Stroh bought F. & M Schaefer in 1980, and in 1982 purchased the Jos. Schlitz Brewing Co. At that time, Stroh was the number three brewer behind Anheuser-Busch and Miller.

But the acquisitions bred over-capacity, and Stroh chose to close its flagship brewery in downtown Detroit in 1985. "This was one of the most difficult decisions we ever made," Stroh told the Detroit Free Press at the time.

The battle for market share against the top two brewers gradually drained the company's coffers, although Stroh tried various imaginative strategies to survive. In 1989, Stroh and Coors came close to a deal in which the Golden, CO-based Coors would purchase Stroh. Unfortunately, the deal came unwound, and Stroh was forced to go it alone. In the mid-1990s, Stroh bought the troubled G. Heileman Brewing Co. The deal brought the company a handful of strong brands, but also more capacity than it could ever use.

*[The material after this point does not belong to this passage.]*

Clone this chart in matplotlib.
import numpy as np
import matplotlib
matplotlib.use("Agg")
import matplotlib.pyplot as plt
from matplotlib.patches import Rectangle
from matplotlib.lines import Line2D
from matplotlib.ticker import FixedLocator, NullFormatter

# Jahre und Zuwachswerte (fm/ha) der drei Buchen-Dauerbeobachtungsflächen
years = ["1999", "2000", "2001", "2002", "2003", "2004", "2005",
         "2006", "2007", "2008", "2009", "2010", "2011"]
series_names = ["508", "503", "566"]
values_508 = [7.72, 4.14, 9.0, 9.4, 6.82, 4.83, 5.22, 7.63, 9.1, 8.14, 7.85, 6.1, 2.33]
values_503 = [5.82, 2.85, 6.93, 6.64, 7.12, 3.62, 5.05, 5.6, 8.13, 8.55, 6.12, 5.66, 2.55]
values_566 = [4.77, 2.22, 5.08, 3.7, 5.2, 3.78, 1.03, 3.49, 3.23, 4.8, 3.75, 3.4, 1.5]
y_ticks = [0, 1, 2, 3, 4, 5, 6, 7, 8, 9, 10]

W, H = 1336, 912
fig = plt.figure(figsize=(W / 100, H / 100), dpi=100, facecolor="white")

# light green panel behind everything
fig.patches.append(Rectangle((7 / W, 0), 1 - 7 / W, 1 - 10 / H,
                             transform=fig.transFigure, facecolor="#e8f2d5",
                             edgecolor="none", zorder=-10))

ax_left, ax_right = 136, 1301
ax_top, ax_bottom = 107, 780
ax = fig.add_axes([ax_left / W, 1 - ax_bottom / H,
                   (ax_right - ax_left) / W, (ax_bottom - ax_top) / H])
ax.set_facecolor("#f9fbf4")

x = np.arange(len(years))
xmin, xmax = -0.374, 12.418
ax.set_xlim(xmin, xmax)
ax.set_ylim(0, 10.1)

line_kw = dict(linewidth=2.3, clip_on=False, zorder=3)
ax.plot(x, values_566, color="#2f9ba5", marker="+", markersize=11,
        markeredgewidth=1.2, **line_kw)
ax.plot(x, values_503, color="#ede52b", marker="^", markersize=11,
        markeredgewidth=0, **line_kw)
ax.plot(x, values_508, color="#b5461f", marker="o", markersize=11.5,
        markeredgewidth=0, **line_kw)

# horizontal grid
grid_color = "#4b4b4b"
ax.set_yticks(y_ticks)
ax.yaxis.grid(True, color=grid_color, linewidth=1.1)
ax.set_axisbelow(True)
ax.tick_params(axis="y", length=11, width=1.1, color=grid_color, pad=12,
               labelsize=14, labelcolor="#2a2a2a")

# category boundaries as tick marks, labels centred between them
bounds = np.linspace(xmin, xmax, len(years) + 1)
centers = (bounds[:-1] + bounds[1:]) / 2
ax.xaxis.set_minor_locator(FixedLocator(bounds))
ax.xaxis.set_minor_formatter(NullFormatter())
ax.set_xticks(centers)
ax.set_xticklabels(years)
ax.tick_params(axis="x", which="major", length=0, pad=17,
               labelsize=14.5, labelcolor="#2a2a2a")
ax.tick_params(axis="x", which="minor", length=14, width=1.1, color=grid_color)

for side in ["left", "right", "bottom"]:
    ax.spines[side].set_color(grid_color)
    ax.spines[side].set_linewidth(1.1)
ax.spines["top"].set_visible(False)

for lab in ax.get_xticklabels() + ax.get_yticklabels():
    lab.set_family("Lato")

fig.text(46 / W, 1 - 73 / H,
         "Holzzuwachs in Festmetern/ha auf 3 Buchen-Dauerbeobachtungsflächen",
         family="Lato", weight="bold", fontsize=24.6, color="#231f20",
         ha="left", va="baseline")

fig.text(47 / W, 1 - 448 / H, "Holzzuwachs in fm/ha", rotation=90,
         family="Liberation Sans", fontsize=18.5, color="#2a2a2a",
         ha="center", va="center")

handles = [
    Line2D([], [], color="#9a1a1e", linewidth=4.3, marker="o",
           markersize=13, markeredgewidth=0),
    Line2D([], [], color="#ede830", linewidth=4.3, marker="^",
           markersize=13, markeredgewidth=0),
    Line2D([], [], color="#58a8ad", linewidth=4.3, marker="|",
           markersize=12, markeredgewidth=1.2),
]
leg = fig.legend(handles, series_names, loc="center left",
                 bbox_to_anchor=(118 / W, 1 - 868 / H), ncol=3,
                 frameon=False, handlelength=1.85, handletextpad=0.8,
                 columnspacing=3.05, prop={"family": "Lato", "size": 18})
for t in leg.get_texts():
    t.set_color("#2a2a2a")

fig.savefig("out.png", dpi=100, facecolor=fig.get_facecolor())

Over the years, the Stroh brands were consistently rated tops among the major brands, but the brewery could never muster the marketing muscle to compete with A-B and Miller. In 1999, the company announced it would exit the brewing business, and it sold its breweries and brands to the Miller and Pabst Brewing Companies.

Outside his work in the beer business and the city of Detroit, Stroh made his mark as an outdoorsman and conservationist. He served as a member of the National Audubon Society board, did fund-raising for Ducks Unlimited, was a trustee for Conservation International, which specializes in Latin American issues, and sat on the board of actor Robert Redford's Institute for Resource Management, which tries to settle environmental disputes without lawyers. He traveled the world, hunting birds and fishing.

"To have a sense of our outdoor past--our biological past--is as important as a sense of our historical and cultural past, and sometimes a lot more fun. I say that even as a former board member of the Detroit Institute of Arts and a current board member for the Guggenheim," he once told the Detroit Free Press. "Wading through a cypress swamp is every bit as much fun as treading through the galleries."

Stroh is survived by his wife, Nicole; two sons, Pierre and Frederic; one grandchild, and a brother, Eric.